Coach, set and match: The Inner Game of Tennis (revisited)

djokovic becker

 

As the dust settles on Wimbledon, I was reminded of the book that first introduced me to coaching: ‘The Inner game of Tennis’.

More to the point, this book, by Timothy W Gallwey, taught me the true essence of coaching – previously, like many others I had labelled myself a ‘coach’, and delivered what I had believed to be ‘coaching’.

To be fair, I had been helping others by providing explanation, my own insights and suggestions. But really I had been wearing a ‘mentor’ or ‘consultant’s’ hat.

Gallwey had gone through this realisation himself, as a tennis ‘coach’. Rather than instructing on technique, he began to understand that improvements came quicker if he created the environment to allow his coachees to make their own connections and gain their own insights. He discovered his role was to stimulate the type of thinking that would take them in this direction; his function then was to just ‘get out of the way’!

In sport, I am always amazed how the supreme competitors play the ‘big points’. In the Wimbledon final on Sunday, Djokovic would go for shots involving great risk, on points where his opponent, Federer, was piling on the pressure. I guess it’s the same when the likes of cyclist Chris Hoy are on the starting line of a race to determine the recipient of the Olympic Gold medal. If it was me, I would be thinking: ‘I’ve trained four years for this moment; don’t mess it up now!’ (although the language I would choose would be less polite!) And if it was me serving at Wimbledon, on a break point against me, having missed my first serve, the prospect of a double-fault would loom across my mind.

Boris Becker is Djokovic’s coach, but it would be fascinating to understand the level of coaching he actually provides. When Ivan Lendl joined Andy Murray’s team he had an immediate impact on Murray’s performance. I recently saw an interview with Lendl, in which he reflected on his time with the British Number 1. Lendl said he never really said much or offered much advice. I conclude that the sheer presence of somebody who themselves had experienced dips in their careers, or had failed to win a major tournament before finding a way to do so, had been incredibly valuable. Perhaps, more than anything, Becker offers this to Djokovic.
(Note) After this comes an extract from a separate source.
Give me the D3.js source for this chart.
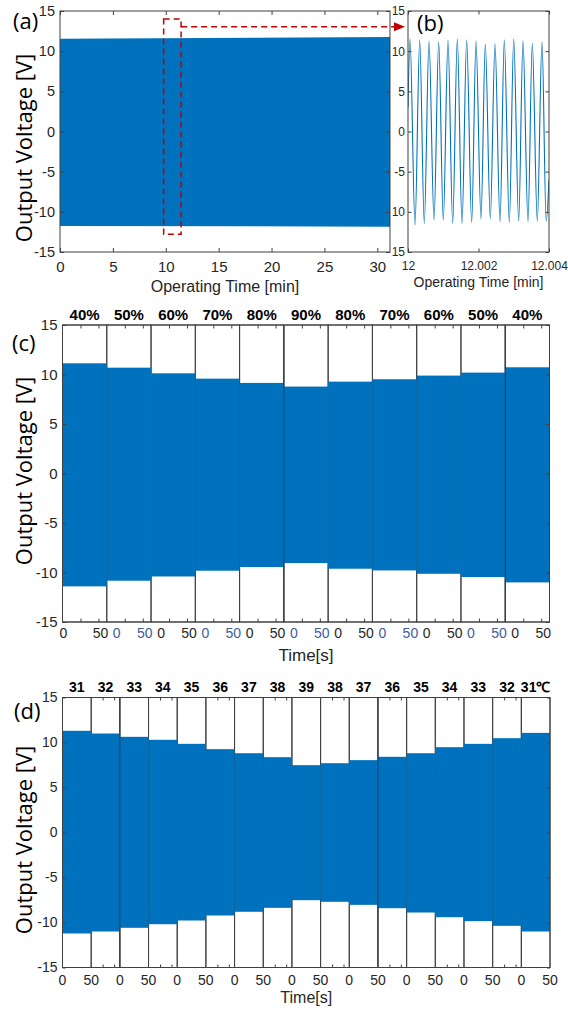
<!DOCTYPE html>
<html>
<head>
<meta charset="utf-8">
<script src="https://cdn.jsdelivr.net/npm/d3@7"></script>
<style>
  html, body { margin: 0; padding: 0; background: #fff; }
  svg { display: block; }
</style>
</head>
<body>
<div id="chart"></div>
<script>
// (a) 30 min endurance run: envelope of the output voltage
const longRunTime = [0, 31.2];
const longRunUpper = [11.55, 11.75];
const longRunLower = [-11.75, -11.85];
const longRunTicks = [0, 5, 10, 15, 20, 25, 30];
const zoomWindowTime = [9.8, 11.45];
const zoomWindowVolt = [-12.8, 14.0];
const zoomArrowVolt = 13.05;

// (b) detail around 12 min: extrema of the waveform
const detailTime = [
  12.0, 12.000057, 12.000199, 12.000332, 12.000462, 12.000596, 12.000738,
  12.000871, 12.001001, 12.001135, 12.001268, 12.001399, 12.001532, 12.001665,
  12.001807, 12.001929, 12.002071, 12.002193, 12.002335, 12.002468, 12.00261,
  12.002732, 12.002874, 12.002999, 12.00314, 12.003262, 12.003404, 12.003526,
  12.003668, 12.003801, 12.00392, 12.004
];
const detailVolt = [
  3.0, 11.51, -11.65, 11.39, -11.44, 11.26, -11.03,
  11.18, -11.03, 11.35, -11.44, 11.51, -11.44, 11.39,
  -11.31, 11.26, -10.9, 10.85, -10.82, 10.93, -11.24,
  11.39, -11.31, 11.51, -11.15, 11.3, -11.24, 10.98,
  -11.15, 11.18, -11.15, -6.0
];
const detailTicks = [12, 12.002, 12.004];

// (c) humidity steps
const humidityLabels = ["40%", "50%", "60%", "70%", "80%", "90%", "80%", "70%", "60%", "50%", "40%"];
const humidityUpper = [11.13, 10.69, 10.12, 9.58, 9.15, 8.78, 9.28, 9.52, 9.89, 10.19, 10.73];
const humidityLower = [-11.4, -10.83, -10.4, -9.82, -9.45, -9.05, -9.62, -9.79, -10.13, -10.46, -11.0];

// (d) temperature steps
const tempLabels = ["31", "32", "33", "34", "35", "36", "37", "38", "39", "38", "37", "36", "35", "34", "33", "32", "31℃"];
const tempUpper = [11.3, 11.0, 10.63, 10.3, 9.85, 9.26, 8.81, 8.37, 7.48, 7.7, 8.04, 8.41, 8.81, 9.48, 9.85, 10.48, 11.07];
const tempLower = [-11.22, -11.0, -10.59, -10.19, -9.78, -9.22, -8.81, -8.37, -7.52, -7.7, -8.04, -8.41, -8.89, -9.41, -9.85, -10.37, -11.0];

const voltTicks = [-15, -10, -5, 0, 5, 10, 15];

(function() {
  const BLUE = "#0072bd";
  const AXIS = "#404040";
  const TEXT = "#262626";
  const RED = "#c00000";
  const SANS = "'Liberation Sans', Arial, sans-serif";
  const TITLE = "'Open Sans', sans-serif";

  let svg = d3.select("#chart")
    .append("svg")
    .attr("width", 568)
    .attr("height", 1011);

  function styleAxis(g, size) {
    g.attr("font-family", SANS).attr("font-size", size);
    g.select(".domain").remove();
    g.selectAll(".tick line").attr("stroke", AXIS);
    g.selectAll(".tick text").attr("fill", TEXT);
  }

  function voltAxes(g, y, x0, x1, size, pad, tick) {
    g.append("g")
      .attr("transform", "translate(" + x0 + ",0)")
      .call(d3.axisLeft(y).tickValues(voltTicks).tickSize(-tick).tickSizeOuter(0)
        .tickPadding(pad).tickFormat(d => String(d)))
      .call(styleAxis, size);
    g.append("g")
      .attr("transform", "translate(" + x1 + ",0)")
      .call(d3.axisRight(y).tickValues(voltTicks).tickSize(-tick).tickSizeOuter(0).tickFormat(""))
      .call(styleAxis, size);
  }

  function box(g, x0, x1, y0, y1) {
    g.append("rect")
      .attr("x", x0).attr("y", y0)
      .attr("width", x1 - x0).attr("height", y1 - y0)
      .attr("fill", "none")
      .attr("stroke", AXIS);
  }

  function yTitle(g, cy) {
    g.append("text")
      .attr("transform", "translate(31.5," + cy + ") rotate(-90)")
      .attr("text-anchor", "middle")
      .attr("font-family", TITLE)
      .attr("font-size", 22)
      .attr("fill", "#000")
      .text("Output Voltage [V]");
  }

  function panelLetter(g, x, y, s) {
    g.append("text")
      .attr("x", x).attr("y", y)
      .attr("font-family", TITLE)
      .attr("font-size", 22)
      .attr("fill", "#000")
      .text(s);
  }

  function xTitle(g, cx, y, size, s) {
    g.append("text")
      .attr("x", cx).attr("y", y)
      .attr("text-anchor", "middle")
      .attr("font-family", SANS)
      .attr("font-size", size)
      .attr("fill", TEXT)
      .text(s);
  }

  //
  // (b) zoomed waveform, drawn first so (a) covers its clipped labels
  //
  function drawDetail() {
    let L = { left: 408, right: 549, top: 11, bottom: 252 };
    let x = d3.scaleLinear().domain(d3.extent(detailTicks)).range([L.left, L.right]);
    let y = d3.scaleLinear().domain([-15, 15]).range([L.bottom, L.top]);
    let g = svg.append("g").attr("id", "detail");

    g.append("defs").append("clipPath").attr("id", "clipB")
      .append("rect").attr("x", L.left).attr("y", L.top)
      .attr("width", L.right - L.left).attr("height", L.bottom - L.top);

    let line = d3.line()
      .x(d => x(d[0]))
      .y(d => y(d[1]))
      .curve(d3.curveMonotoneX);

    g.append("path")
      .datum(d3.zip(detailTime, detailVolt))
      .attr("clip-path", "url(#clipB)")
      .attr("d", line)
      .attr("fill", "none")
      .attr("stroke", BLUE)
      .attr("stroke-width", 1.1);

    voltAxes(g, y, L.left, L.right, 12, 3, 3.5);
    g.append("g")
      .attr("transform", "translate(0," + L.bottom + ")")
      .call(d3.axisBottom(x).tickValues(detailTicks).tickSize(-3.5).tickSizeOuter(0)
        .tickPadding(9.5).tickFormat(d => d3.format(".3~f")(d)))
      .call(styleAxis, 12);
    g.append("g")
      .attr("transform", "translate(0," + L.top + ")")
      .call(d3.axisTop(x).tickValues(detailTicks).tickSize(-3.5).tickSizeOuter(0).tickFormat(""))
      .call(styleAxis, 12);
    box(g, L.left, L.right, L.top, L.bottom);

    xTitle(g, (L.left + L.right) / 2, 287, 14, "Operating Time [min]");
    panelLetter(g, 417, 31, "(b)");
    return { x: x, y: y, L: L };
  }

  //
  // (a) long run envelope
  //
  function drawLongRun() {
    let L = { left: 60, right: 390, top: 11, bottom: 252 };
    let x = d3.scaleLinear().domain(d3.extent(longRunTime)).range([L.left, L.right]);
    let y = d3.scaleLinear().domain([-15, 15]).range([L.bottom, L.top]);
    let g = svg.append("g").attr("id", "longrun");

    // axes background, also hides the minus signs of (b)'s lower labels
    g.append("rect")
      .attr("x", L.left).attr("y", L.top)
      .attr("width", L.right - L.left + 2.5).attr("height", L.bottom - L.top + 2)
      .attr("fill", "#fff");

    let area = d3.area()
      .x(d => x(d[0]))
      .y0(d => y(d[2]))
      .y1(d => y(d[1]));

    g.append("path")
      .datum(d3.zip(longRunTime, longRunUpper, longRunLower))
      .attr("d", area)
      .attr("fill", BLUE);

    voltAxes(g, y, L.left, L.right, 14.5, 5, 4);
    g.append("g")
      .attr("transform", "translate(0," + L.bottom + ")")
      .call(d3.axisBottom(x).tickValues(longRunTicks).tickSize(-4).tickSizeOuter(0).tickPadding(9.5))
      .call(styleAxis, 15);
    g.append("g")
      .attr("transform", "translate(0," + L.top + ")")
      .call(d3.axisTop(x).tickValues(longRunTicks).tickSize(-4).tickSizeOuter(0).tickFormat(""))
      .call(styleAxis, 15);
    box(g, L.left, L.right, L.top, L.bottom);

    xTitle(g, (L.left + L.right) / 2, 292, 16, "Operating Time [min]");
    yTitle(g, 148);
    panelLetter(g, 13, 29, "(a)");
    return { x: x, y: y, L: L };
  }

  function drawZoomMarker(a, b) {
    let g = svg.append("g").attr("id", "zoom-marker");
    let x0 = a.x(zoomWindowTime[0]), x1 = a.x(zoomWindowTime[1]);
    let y0 = a.y(zoomWindowVolt[1]), y1 = a.y(zoomWindowVolt[0]);
    let ya = a.y(zoomArrowVolt);
    let tip = b.L.left - 3;

    g.append("rect")
      .attr("x", x0).attr("y", y0)
      .attr("width", x1 - x0).attr("height", y1 - y0)
      .attr("fill", "none")
      .attr("stroke", RED)
      .attr("stroke-width", 1.5)
      .attr("stroke-dasharray", "6,4");

    g.append("line")
      .attr("x1", x1).attr("y1", ya)
      .attr("x2", tip - 10).attr("y2", ya)
      .attr("stroke", RED)
      .attr("stroke-width", 1.5)
      .attr("stroke-dasharray", "6,4");

    g.append("path")
      .attr("d", "M" + (tip - 11) + "," + (ya - 4.5) + "L" + tip + "," + ya + "L" + (tip - 11) + "," + (ya + 4.5) + "Z")
      .attr("fill", RED);
  }

  //
  // (c) and (d): one small axes per step, side by side
  //
  function drawSteps(cfg) {
    let n = cfg.labels.length;
    let w = (cfg.right - cfg.left) / n;
    let y = d3.scaleLinear().domain([-15, 15]).range([cfg.bottom, cfg.top]);
    let g = svg.append("g").attr("id", cfg.id);

    let segs = d3.range(n).map(i => ({
      i: i,
      x: d3.scaleLinear().domain(cfg.domain(i)).range([cfg.left + i * w, cfg.left + (i + 1) * w])
    }));

    segs.forEach(function(s) {
      let r = s.x.range();
      box(g, r[0], r[1], cfg.top, cfg.bottom);
      let ticks = cfg.ticks(s.i);
      g.append("g")
        .attr("transform", "translate(0," + cfg.bottom + ")")
        .call(d3.axisBottom(s.x).tickValues(ticks).tickSize(-cfg.tick).tickSizeOuter(0).tickFormat(""))
        .call(styleAxis, 10);
      g.append("g")
        .attr("transform", "translate(0," + cfg.top + ")")
        .call(d3.axisTop(s.x).tickValues(ticks).tickSize(-cfg.tick).tickSizeOuter(0).tickFormat(""))
        .call(styleAxis, 10);
    });

    g.selectAll("rect.band")
      .data(segs)
      .join("rect")
      .attr("class", "band")
      .attr("x", s => s.x(s.x.domain()[0]))
      .attr("width", s => s.x(s.x.domain()[1]) - s.x(s.x.domain()[0]))
      .attr("y", s => y(cfg.upper[s.i]))
      .attr("height", s => y(cfg.lower[s.i]) - y(cfg.upper[s.i]))
      .attr("fill", BLUE);

    // a few of the axes borders show through the trace
    cfg.dividers.forEach(function(k) {
      let xk = segs[k].x.range()[0];
      g.append("line")
        .attr("x1", xk).attr("x2", xk)
        .attr("y1", cfg.top).attr("y2", cfg.bottom)
        .attr("stroke", "#1f3550")
        .attr("stroke-width", 0.8);
    });

    box(g, cfg.left, cfg.right, cfg.top, cfg.bottom);
    voltAxes(g, y, cfg.left, cfg.right, cfg.yFont, 5, cfg.tick);

    g.selectAll("text.step")
      .data(segs)
      .join("text")
      .attr("class", "step")
      .attr("x", s => d3.mean(s.x.range()))
      .attr("y", cfg.labelY)
      .attr("text-anchor", "middle")
      .attr("font-family", SANS)
      .attr("font-weight", "bold")
      .attr("font-size", cfg.labelFont)
      .attr("fill", "#000")
      .text(s => cfg.labels[s.i]);

    segs.forEach(function(s) {
      cfg.xLabels(s.i).forEach(function(t) {
        g.append("text")
          .attr("x", s.x(t.v) + t.dx)
          .attr("y", cfg.xLabelY)
          .attr("text-anchor", "middle")
          .attr("font-family", SANS)
          .attr("font-size", 14)
          .attr("fill", t.color)
          .text(String(t.v));
      });
    });

    xTitle(g, (cfg.left + cfg.right) / 2, cfg.titleY, cfg.titleFont, "Time[s]");
    yTitle(g, cfg.titleCy);
    panelLetter(g, cfg.letterX, cfg.letterY, cfg.letter);
  }

  let b = drawDetail();
  let a = drawLongRun();
  drawZoomMarker(a, b);

  drawSteps({
    id: "humidity",
    left: 62.5, right: 549.5, top: 325, bottom: 622,
    labels: humidityLabels, upper: humidityUpper, lower: humidityLower,
    domain: i => [0, 61.5],
    ticks: i => [25, 50],
    xLabels: function(i) {
      let c = i % 2 ? "#3f5c9c" : TEXT;
      return [{ v: 0, dx: i ? 10 : 1, color: c }, { v: 50, dx: 2, color: c }];
    },
    dividers: [5, 10],
    tick: 3.5, yFont: 15,
    labelY: 320, labelFont: 15,
    xLabelY: 637.5,
    titleY: 661, titleFont: 17,
    titleCy: 471,
    letter: "(c)", letterX: 12, letterY: 351
  });

  drawSteps({
    id: "temperature",
    left: 62.5, right: 550, top: 697.5, bottom: 967.5,
    labels: tempLabels, upper: tempUpper, lower: tempLower,
    domain: i => (i % 2 ? [0, 62.5] : [0, 50]),
    ticks: i => (i % 2 ? [25, 50] : []),
    xLabels: function(i) {
      return i % 2 ? [] : [{ v: 0, dx: 0, color: TEXT }, { v: 50, dx: 0, color: TEXT }];
    },
    dividers: [2, 11],
    tick: 3, yFont: 14,
    labelY: 692, labelFont: 14,
    xLabelY: 985,
    titleY: 1003, titleFont: 16,
    titleCy: 840,
    letter: "(d)", letterX: 14, letterY: 719
  });
})();
</script>
</body>
</html>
I get nervous for the players on the big points (I think they call this transference!). Before I read Gallwey’s book, as a coach I would have said: ‘Just relax and think of it as any other point’. Now I would ask: ‘What do you need to explore to enable you to relax on the big points?’ Coachees need to engage with experiences, rather than being offered explanations – the route to success lies there.